> GIVEN REQUEST
Pictures excluded, return the lines below from the first through the line holding "red = '#c8102e'".

> SUPPLIED DATA
****************************************

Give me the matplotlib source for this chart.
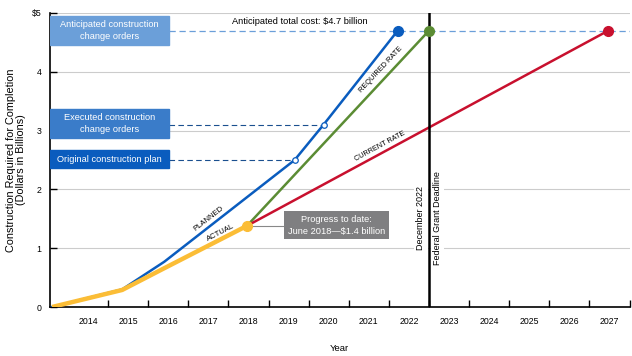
import numpy as np
import matplotlib.pyplot as plt
from matplotlib.patches import Rectangle

plt.rcParams['font.family'] = ['Liberation Sans', 'DejaVu Sans']

# data
planned_x = [2013.6, 2015.35, 2016.4, 2019.65, 2020.37, 2022.22]
planned_y = [0.0, 0.30, 0.77, 2.5, 3.1, 4.7]
actual_x = [2013.6, 2015.35, 2016.4, 2018.46]
actual_y = [0.0, 0.29, 0.66, 1.38]
required_x = [2018.46, 2023.0]
required_y = [1.38, 4.7]
current_x = [2018.46, 2027.47]
current_y = [1.38, 4.7]
years = list(range(2014, 2028))
total_cost = 4.7
executed = 3.1
original = 2.5
deadline = 2023.0

blue = '#0a5cbe'
lightblue = '#6b9fd9'
midblue = '#3a7cc9'
yellow = '#fbbd36'
green = '#5b8c34'
red = '#c8102e'


def seg_angle(xs, ys, i):
    # angle of segment i in data units, rotated to screen by matplotlib
    return np.degrees(np.arctan2(ys[i + 1] - ys[i], xs[i + 1] - xs[i]))


fig = plt.figure(figsize=(6.32, 3.56), dpi=100)
ax = fig.add_axes([0.0791, 0.1376, 0.9170, 0.8259])
ax.set_xlim(2013.55, 2028.0)
ax.set_ylim(0, 5)

for v in [1, 2, 3, 4, 5]:
    ax.axhline(v, color='#cccccc', lw=0.8, zorder=0)

ax.plot(planned_x, planned_y, color=blue, lw=1.8, zorder=4)
ax.plot(actual_x, actual_y, color=yellow, lw=3.2, zorder=5, solid_capstyle='butt')
ax.plot(required_x, required_y, color=green, lw=1.8, zorder=4)
ax.plot(current_x, current_y, color=red, lw=1.8, zorder=4)

ax.plot(planned_x[-1], planned_y[-1], 'o', color=blue, ms=7, zorder=6)
ax.plot(required_x[-1], required_y[-1], 'o', color=green, ms=7, zorder=6)
ax.plot(current_x[-1], current_y[-1], 'o', color=red, ms=7, zorder=6)
ax.plot(actual_x[-1], actual_y[-1], 'o', color=yellow, ms=7, zorder=6)
ax.plot([planned_x[3], planned_x[4]], [planned_y[3], planned_y[4]], 'o', mfc='white',
        mec=blue, ms=4, mew=0.9, zorder=6)

# label boxes at left
fs = 6.7
box_l, box_r = 2013.55, 2016.52
ax.add_patch(Rectangle((box_l, 4.456), box_r - box_l, 0.494, color=lightblue, zorder=3))
ax.text((box_l + box_r) / 2, 4.70, 'Anticipated construction\nchange orders', color='white',
        ha='center', va='center', fontsize=fs, zorder=7, linespacing=1.35)
ax.add_patch(Rectangle((box_l, 2.87), box_r - box_l, 0.50, color=midblue, zorder=3))
ax.text((box_l + box_r) / 2, 3.12, 'Executed construction\nchange orders', color='white',
        ha='center', va='center', fontsize=fs, zorder=7, linespacing=1.35)
ax.add_patch(Rectangle((box_l, 2.36), box_r - box_l, 0.31, color=blue, zorder=3))
ax.text((box_l + box_r) / 2, 2.515, 'Original construction plan', color='white',
        ha='center', va='center', fontsize=fs, zorder=7)

ax.plot([box_r, 2028.0], [total_cost, total_cost], color=lightblue, lw=0.9, ls=(0, (5, 3)), zorder=2)
ax.plot([box_r, planned_x[4]], [executed, executed], color='#1a4f8f', lw=0.8, ls=(0, (5, 3)), zorder=2)
ax.plot([box_r, planned_x[3]], [original, original], color='#1a4f8f', lw=0.8, ls=(0, (5, 3)), zorder=2)

ax.text(2019.77, 4.85, 'Anticipated total cost: $4.7 billion', ha='center', va='center', fontsize=fs)

# deadline
ax.axvline(deadline, color='black', lw=1.8, zorder=5)
ax.text(deadline - 0.2, 1.51, 'December 2022', rotation=90, ha='center', va='center', fontsize=6.5,
        bbox=dict(fc='white', ec='none', pad=1.5), zorder=3)
ax.text(deadline + 0.22, 1.51, 'Federal Grant Deadline', rotation=90, ha='center', va='center',
        fontsize=6.5, bbox=dict(fc='white', ec='none', pad=1.5), zorder=3)

# progress callout
ax.plot([actual_x[-1], 2019.8], [actual_y[-1], actual_y[-1]], color='#888888', lw=0.8, zorder=3)
ax.text(2020.69, 1.39, 'Progress to date:\nJune 2018\u2014$1.4 billion', color='white', ha='center',
        va='center', fontsize=fs, linespacing=1.35, zorder=7,
        bbox=dict(fc='#7f7f81', ec='none', boxstyle='square,pad=0.4'))

# line labels
ax.text(2017.51, 1.50, 'PLANNED', rotation=seg_angle(planned_x, planned_y, 2), transform_rotates_text=True,
        ha='center', va='center', fontsize=5.5)
ax.text(2017.81, 1.27, 'ACTUAL', rotation=seg_angle(actual_x, actual_y, 2), transform_rotates_text=True,
        ha='center', va='center', fontsize=5.5)
ax.text(2021.80, 4.04, 'REQUIRED RATE', rotation=seg_angle(required_x, required_y, 0),
        transform_rotates_text=True, ha='center', va='center', fontsize=5.3)
ax.text(2021.79, 2.74, 'CURRENT RATE', rotation=seg_angle(current_x, current_y, 0),
        transform_rotates_text=True, ha='center', va='center', fontsize=5.2)

# axes styling
for s in ['top', 'right']:
    ax.spines[s].set_visible(False)
ax.spines['left'].set_linewidth(1.2)
ax.spines['bottom'].set_linewidth(1.2)
ax.set_xticks(range(2015, 2029))
ax.set_xticklabels([])
ax.set_xticks([y + 0.5 for y in years], minor=True)
ax.set_xticklabels([str(y) for y in years], minor=True, fontsize=6.3)
ax.tick_params(axis='x', which='major', direction='in', length=5, width=1)
ax.tick_params(axis='x', which='minor', length=0, pad=7)
ax.set_yticks([0, 1, 2, 3, 4, 5])
ax.set_yticklabels(['0', '1', '2', '3', '4', '$5'], fontsize=6.3)
ax.tick_params(axis='y', direction='in', length=5, width=1, pad=6)
ax.set_xlabel('Year', fontsize=6.8, labelpad=13)
ax.set_ylabel('Construction Required for Completion\n(Dollars in Billions)', fontsize=7.8,
              labelpad=4, linespacing=1.1)

fig.savefig('out.png', dpi=100)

****************************************

> SOLUTION TO THIS PROBLEM
Give me the matplotlib source for this chart.
import numpy as np
import matplotlib.pyplot as plt
from matplotlib.patches import Rectangle

plt.rcParams['font.family'] = ['Liberation Sans', 'DejaVu Sans']

# data
planned_x = [2013.6, 2015.35, 2016.4, 2019.65, 2020.37, 2022.22]
planned_y = [0.0, 0.30, 0.77, 2.5, 3.1, 4.7]
actual_x = [2013.6, 2015.35, 2016.4, 2018.46]
actual_y = [0.0, 0.29, 0.66, 1.38]
required_x = [2018.46, 2023.0]
required_y = [1.38, 4.7]
current_x = [2018.46, 2027.47]
current_y = [1.38, 4.7]
years = list(range(2014, 2028))
total_cost = 4.7
executed = 3.1
original = 2.5
deadline = 2023.0

blue = '#0a5cbe'
lightblue = '#6b9fd9'
midblue = '#3a7cc9'
yellow = '#fbbd36'
green = '#5b8c34'
red = '#c8102e'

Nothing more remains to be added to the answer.